NewsZimElections2023

High Court to hear another challenge against CCC MPs

A second legal challenge seeking to bar 12 Citizens Coalition for Change (CCC) parliamentary candidates from running in the August 23, 2023 election brought by members of a political party called the Elected Early Democrats is set to be heard at the Bulawayo High Court on Wednesday.

Elected Early Democrats party members are alleging that the nomination papers of the 12 CCC MP candidates were accepted illegally by Zimbabwe Electoral Commission(ZEC), Bulawayo Provincial Elections Officer (PEO), Innocent Ncube after the deadline of 4 pm on June 21, 2023, when Nomination Court sat.

The applicants are represented by Messers Maseko Law Chambers and want an order declaring that the actions of the ZEC PEO were illegal.
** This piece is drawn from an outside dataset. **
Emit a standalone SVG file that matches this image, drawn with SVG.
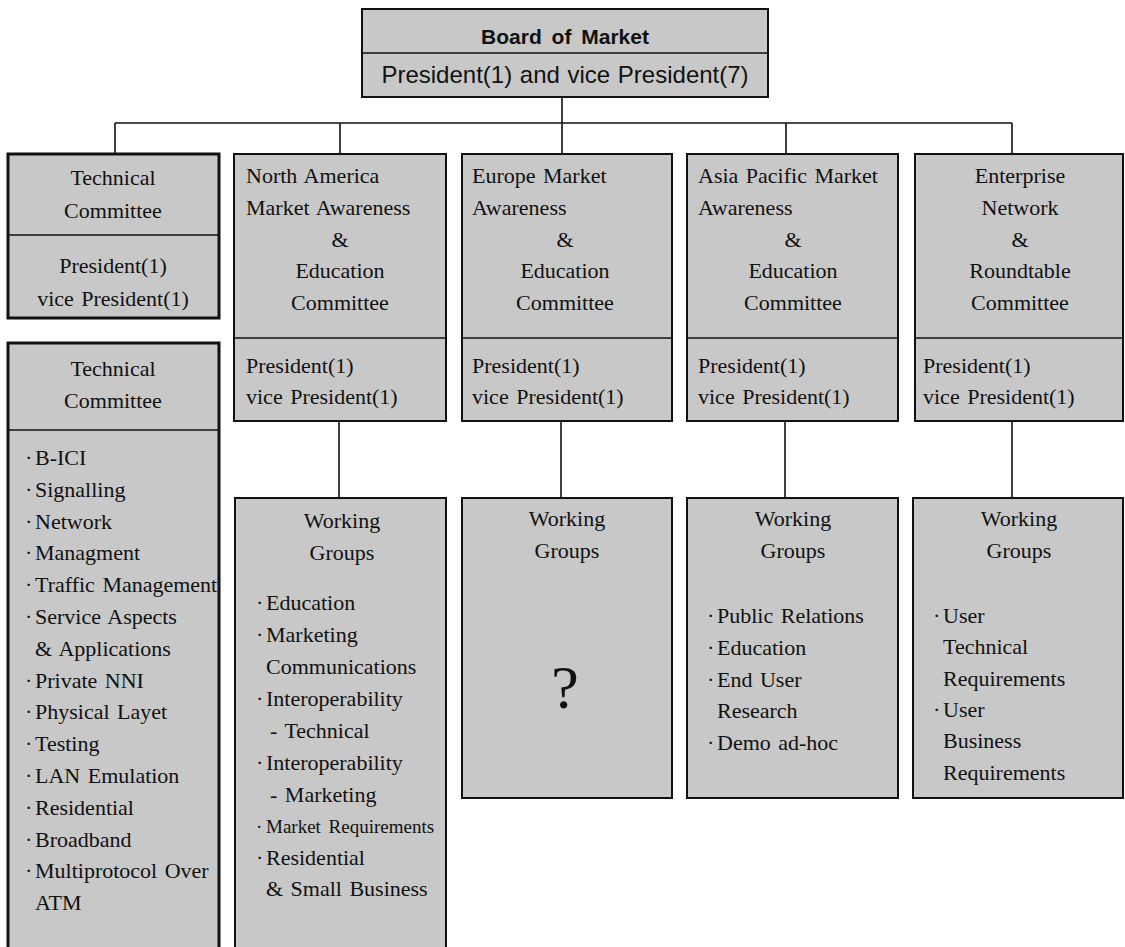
<svg xmlns="http://www.w3.org/2000/svg" width="1125" height="947" viewBox="0 0 1125 947">
<defs>
<style>
.box{fill:#c8c8c8;stroke:#111;stroke-width:2}
.tbox{fill:#c8c8c8;stroke:#111;stroke-width:3}
.div{stroke:#111;stroke-width:1.6;fill:none}
.con{stroke:#111;stroke-width:1.6;fill:none}
.t{font-family:"Liberation Serif","Times New Roman",serif;font-size:22px;fill:#111;word-spacing:2px}
.c{text-anchor:middle}
.small{font-size:19px;word-spacing:3px}
.sb{font-family:"Liberation Sans",Arial,sans-serif;font-size:21px;font-weight:bold;fill:#111;text-anchor:middle;word-spacing:4px}
.s{font-family:"Liberation Sans",Arial,sans-serif;font-size:24px;fill:#111;text-anchor:middle;word-spacing:1px}
.q{font-family:"Liberation Serif","Times New Roman",serif;font-size:62px;fill:#111;text-anchor:middle}
</style>
</defs>
<rect width="1125" height="947" fill="#fff"/>

<g id="connectors">
<path class="con" d="M562 97V154"/>
<path class="con" d="M115 123H1012"/>
<path class="con" d="M115 123V154M340 123V154M786 123V154M1012 123V154"/>
<path class="con" d="M339 421V498M561 421V498M785 421V498M1012 421V498"/>
</g>

<g id="board">
<rect class="box" x="362" y="9" width="406" height="88"/>
<path class="div" d="M362 53H768"/>
<text class="sb" x="565" y="44">Board of Market</text>
<text class="s" x="565" y="83">President(1) and vice President(7)</text>
</g>

<g id="tech1">
<rect class="tbox" x="8" y="154" width="211" height="164"/>
<path class="div" d="M8 235H219"/>
<text class="t c" x="113" y="185">Technical</text>
<text class="t c" x="113" y="218">Committee</text>
<text class="t c" x="113" y="273">President(1)</text>
<text class="t c" x="113" y="306">vice President(1)</text>
</g>

<g id="tech2">
<rect class="tbox" x="8" y="343" width="211" height="620"/>
<path class="div" d="M8 430H219"/>
<text class="t c" x="113" y="376">Technical</text>
<text class="t c" x="113" y="408">Committee</text>
<text class="t" y="465"><tspan x="25">·</tspan><tspan x="35">B-ICI</tspan></text>
<text class="t" y="497"><tspan x="25">·</tspan><tspan x="35">Signalling</tspan></text>
<text class="t" y="529"><tspan x="25">·</tspan><tspan x="35">Network</tspan></text>
<text class="t" y="560"><tspan x="25">·</tspan><tspan x="35">Managment</tspan></text>
<text class="t" y="592"><tspan x="25">·</tspan><tspan x="35">Traffic Management</tspan></text>
<text class="t" y="624"><tspan x="25">·</tspan><tspan x="35">Service Aspects</tspan></text>
<text class="t" x="35" y="656">&amp; Applications</text>
<text class="t" y="688"><tspan x="25">·</tspan><tspan x="35">Private NNI</tspan></text>
<text class="t" y="719"><tspan x="25">·</tspan><tspan x="35">Physical Layet</tspan></text>
<text class="t" y="751"><tspan x="25">·</tspan><tspan x="35">Testing</tspan></text>
<text class="t" y="783"><tspan x="25">·</tspan><tspan x="35">LAN Emulation</tspan></text>
<text class="t" y="815"><tspan x="25">·</tspan><tspan x="35">Residential</tspan></text>
<text class="t" y="847"><tspan x="25">·</tspan><tspan x="35">Broadband</tspan></text>
<text class="t" y="878"><tspan x="25">·</tspan><tspan x="35">Multiprotocol Over</tspan></text>
<text class="t" x="35" y="910">ATM</text>
</g>

<g id="na">
<rect class="box" x="234" y="154" width="212" height="267"/>
<path class="div" d="M234 338H446"/>
<text class="t" x="246" y="183">North America</text>
<text class="t" x="246" y="215">Market Awareness</text>
<text class="t c" x="340" y="247">&amp;</text>
<text class="t c" x="340" y="278">Education</text>
<text class="t c" x="340" y="310">Committee</text>
<text class="t" x="246" y="373">President(1)</text>
<text class="t" x="246" y="404">vice President(1)</text>
</g>

<g id="europe">
<rect class="box" x="462" y="154" width="210" height="267"/>
<path class="div" d="M462 338H672"/>
<text class="t" x="472" y="183">Europe Market</text>
<text class="t" x="472" y="215">Awareness</text>
<text class="t c" x="565" y="247">&amp;</text>
<text class="t c" x="565" y="278">Education</text>
<text class="t c" x="565" y="310">Committee</text>
<text class="t" x="472" y="373">President(1)</text>
<text class="t" x="472" y="404">vice President(1)</text>
</g>

<g id="asia">
<rect class="box" x="687" y="154" width="211" height="267"/>
<path class="div" d="M687 338H898"/>
<text class="t" x="698" y="183">Asia Pacific Market</text>
<text class="t" x="698" y="215">Awareness</text>
<text class="t c" x="793" y="247">&amp;</text>
<text class="t c" x="793" y="278">Education</text>
<text class="t c" x="793" y="310">Committee</text>
<text class="t" x="698" y="373">President(1)</text>
<text class="t" x="698" y="404">vice President(1)</text>
</g>

<g id="enterprise">
<rect class="box" x="915" y="154" width="208" height="267"/>
<path class="div" d="M915 338H1123"/>
<text class="t c" x="1020" y="183">Enterprise</text>
<text class="t c" x="1020" y="215">Network</text>
<text class="t c" x="1020" y="247">&amp;</text>
<text class="t c" x="1020" y="278">Roundtable</text>
<text class="t c" x="1020" y="310">Committee</text>
<text class="t" x="923" y="373">President(1)</text>
<text class="t" x="923" y="404">vice President(1)</text>
</g>

<g id="wg-na">
<rect class="box" x="235" y="498" width="211" height="465"/>
<text class="t c" x="342" y="528">Working</text>
<text class="t c" x="342" y="560">Groups</text>
<text class="t" y="610"><tspan x="256">·</tspan><tspan x="266">Education</tspan></text>
<text class="t" y="642"><tspan x="256">·</tspan><tspan x="266">Marketing</tspan></text>
<text class="t" x="266" y="674">Communications</text>
<text class="t" y="706"><tspan x="256">·</tspan><tspan x="266">Interoperability</tspan></text>
<text class="t" x="270" y="738">- Technical</text>
<text class="t" y="770"><tspan x="256">·</tspan><tspan x="266">Interoperability</tspan></text>
<text class="t" x="270" y="802">- Marketing</text>
<text class="t small" y="833"><tspan x="256">·</tspan><tspan x="266">Market Requirements</tspan></text>
<text class="t" y="865"><tspan x="256">·</tspan><tspan x="266">Residential</tspan></text>
<text class="t" x="266" y="896">&amp; Small Business</text>
</g>

<g id="wg-europe">
<rect class="box" x="462" y="498" width="210" height="300"/>
<text class="t c" x="567" y="526">Working</text>
<text class="t c" x="567" y="558">Groups</text>
<text class="q" x="565" y="708">?</text>
</g>

<g id="wg-asia">
<rect class="box" x="687" y="498" width="211" height="300"/>
<text class="t c" x="793" y="526">Working</text>
<text class="t c" x="793" y="558">Groups</text>
<text class="t" y="623"><tspan x="707">·</tspan><tspan x="717">Public Relations</tspan></text>
<text class="t" y="655"><tspan x="707">·</tspan><tspan x="717">Education</tspan></text>
<text class="t" y="687"><tspan x="707">·</tspan><tspan x="717">End User</tspan></text>
<text class="t" x="717" y="718">Research</text>
<text class="t" y="750"><tspan x="707">·</tspan><tspan x="717">Demo ad-hoc</tspan></text>
</g>

<g id="wg-enterprise">
<rect class="box" x="913" y="498" width="210" height="300"/>
<text class="t c" x="1019" y="526">Working</text>
<text class="t c" x="1019" y="558">Groups</text>
<text class="t" y="623"><tspan x="933">·</tspan><tspan x="943">User</tspan></text>
<text class="t" x="943" y="654">Technical</text>
<text class="t" x="943" y="686">Requirements</text>
<text class="t" y="717"><tspan x="933">·</tspan><tspan x="943">User</tspan></text>
<text class="t" x="943" y="748">Business</text>
<text class="t" x="943" y="780">Requirements</text>
</g>
</svg>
The applicants also want the opportunity to submit their nomination papers.

Elected Early Democrats party members named the 12 CCC candidates as the first respondents by the party, while the ZEC PEO, ZEC the body, and its Chairperson are listed as the second, third, and fourth respondents respectively.

On Monday, lawyers representing the respondents appeared before Judge Justice Evangelista Kabasa at her chambers in the Bulawayo High Court for case management.

Lawyers for CCC included Professor Welshman Ncube of Mathonsi Ncube Law Chambers and Tinashe Runganga of Tanaka Law Chambers, while Charles Nyika of Nyika, Kanengoni and Partners represented ZEC.

The parties agreed that the case would resume on Wednesday. 

This case comes after a previous case in which 12 registered voters challenged ZEC, CCC candidates, and other opposition candidates, alleging that their nomination papers were accepted illegally after the deadline of 4pm on June 21, 2023, whose judgement was reserved by Bulawayo High Court Judge Justice Bongani Ndlovu.

Read: Legal woes mount CCC Byo MP candidates – #Asakhe – CITE

A reading of this new application reveals that the litigants addressed the concerns and technicalities raised last week when the High Court heard the case of the registered voters from Wednesday to Thursday.

Elected Early Democrats members filed this application with the Electoral Court while in the previous case, the respondents’ lawyers contended that the High Court has no jurisdiction over election matters.

The new litigants also address the “hearsay” concern presented by the respondents’  lawyers, claiming to have been present at the Nomination Court on June 21, 2023.